During the production of tabular alumina, color impurities have always been a significant factor affecting product quality and appearance. These impurities not only affect the aesthetics of the product but can also negatively impact its performance.
1. The impact of raw materials
The main raw material for tabular alumina is aluminum oxide, and its purity and chemical composition play a decisive role in the final product's color. First, if the aluminum oxide contains trace amounts of impurities such as MgO or CuO, these elements may react with the aluminum oxide at high temperatures, resulting in off-colors such as pale yellow or pale purple. Furthermore, if the iron-containing metal (such as Fe2O3) content in the raw material is too high, or if it is not effectively removed, it will leave black or gray impurities in the product.
Besides impurity content, the sulfur content in the raw material is also a key factor affecting the color of tabular alumina. Studies have shown that when the sulfur content in aluminum oxide is too high, during high-temperature calcination, sulfur ions penetrate the crystal lattice of aluminum oxide, affecting crystal growth and color. This effect is more significant when the crystal size is larger, easily leading to a yellowish color in the product.
2. The impact of production equipment and processes
The production process of tabular alumina involves several stages, including grinding, shaping, drying, and sintering. Improper operation of equipment or processes during these stages can introduce impurities, which can affect the final product's color.
⑴ Equipment Materials:
The storage bins and conveying equipment used in the production of tabular alumina typically consist of metal materials containing elements such as iron, titanium, nickel, and chromium. If the equipment maintenance procedures are not followed correctly, metal debris such as weld spatter or scraps of metal sheet may be mixed with the raw materials and enter the high-temperature vertical kiln. Under high temperatures, these metal impurities vaporize, producing metal vapors containing iron, titanium, nickel, and chromium, which then penetrate into the semi-molten sintered alumina spheres, causing the product to exhibit undesirable colors such as grayish-black, pink, or blue.
⑵ Atmosphere control:
The atmosphere within the kiln also significantly affects the color of the tabular alumina. Under a reducing atmosphere (high CO concentration), the presence of ferrous iron and titanium ions can cause it to appear blue or black; while under an oxidizing atmosphere, the presence of iron, chromium, and manganese ions can cause the tabular alumina to appear pinkish-red or even darker. Therefore, proper control of the atmosphere within the kiln is crucial for minimizing the occurrence of color variations.
⑶ Pelletizing technology:
Most production plants use rotary drum pelletizers for pelletizing, but the control of parameters such as rotation speed, water addition, and powder dosage during the pelletizing process is not precise enough, which can easily lead to layering during the process, thus affecting the color uniformity of the product.
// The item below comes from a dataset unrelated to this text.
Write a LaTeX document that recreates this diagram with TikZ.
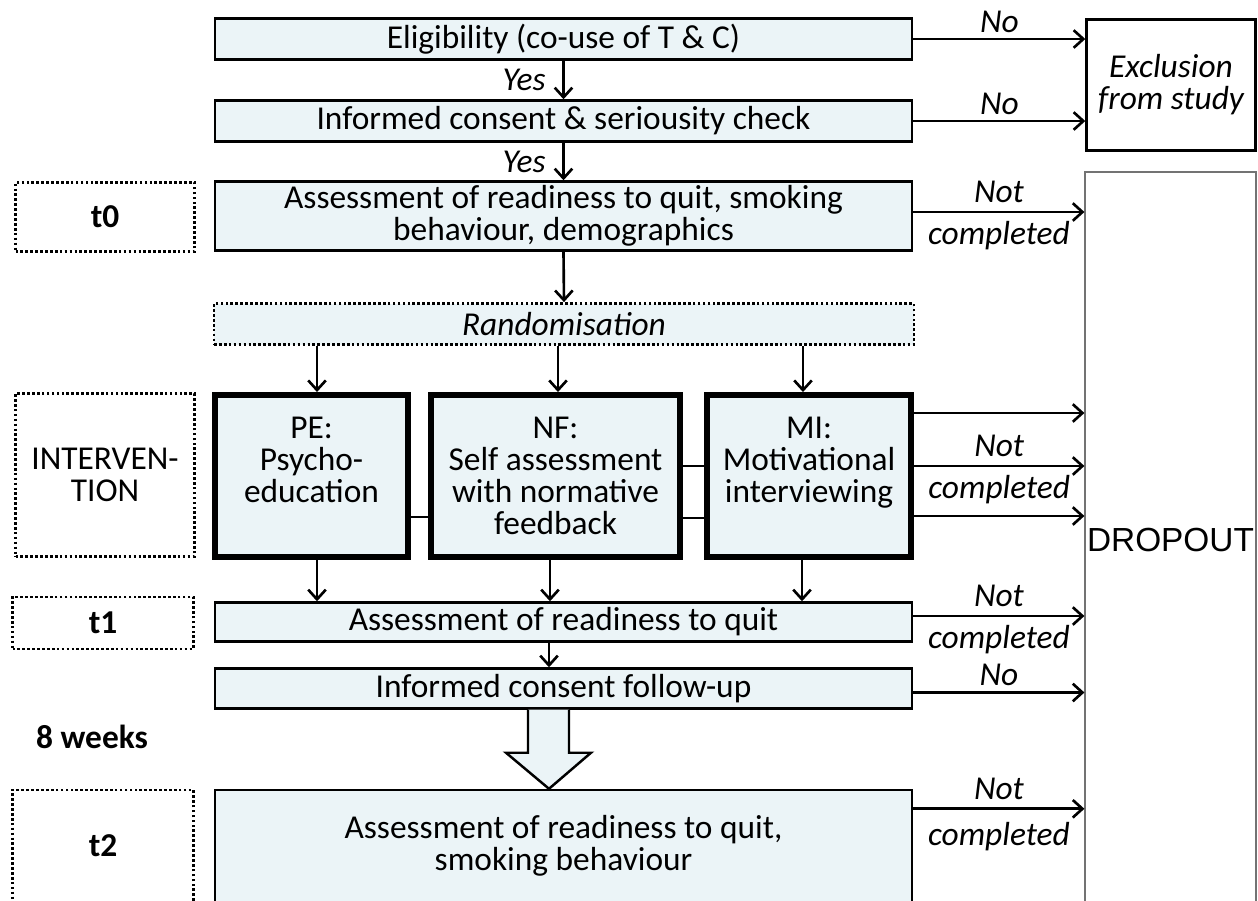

Furthermore, the drying method used for the pellets can also affect the product's color.
3. The impact of smelting processes
The duration of the smelting process and the maturity of the technology are also important factors affecting the color of tabular alumina. Insufficient smelting time or an immature process may lead to incomplete removal of impurities from the raw materials, or incomplete formation of alumina crystals, resulting in color variations in the final product. In particular, if the smelting temperature is not high enough or the holding time is too short, the growth of alumina crystals is restricted, making them more susceptible to the influence of impurity elements, which can cause color changes.
4. Solutions
To address the issue of color variations that occur during the production of tabular alumina, the following approaches can be taken:
⑴ Optimize raw material selection:
Use alumina with higher purity and lower impurity content as the raw material to reduce impurity contamination at the source. At the same time, strengthen the inspection and screening of raw materials to ensure that their quality meets production requirements.
⑵ Improve production equipment and processes:
Utilize more advanced production equipment and processes to enhance precision and stability. Strengthen equipment maintenance and repair work to ensure optimal operating conditions. Furthermore, optimize the atmosphere control system within the kiln and the pelletizing technology to improve the color uniformity and consistency of the product.
⑶ Strengthen production management:
Establish a sound production management system and quality control system to strictly monitor every stage of the production process. Enhance training and management of production staff to improve their professional skills and sense of responsibility. Furthermore, strengthen product quality testing to ensure that the products meet the required quality standards.
⑷ Develop new technologies:
Actively research and develop new technologies and processes to improve the production efficiency and product quality of tabular alumina. For example, explore more environmentally friendly and efficient calcination technologies to reduce energy consumption and pollution; develop new pelletizing and drying technologies to enhance product color uniformity and consistency, etc.
In summary, the occurrence of color variations during the production of tabular alumina is due to multiple factors, requiring comprehensive measures to address issues related to raw material selection, production equipment and processes, smelting technology, and production management. Only by strengthening quality control at every stage can we ensure that the quality and appearance of the tabular alumina meet the required standards.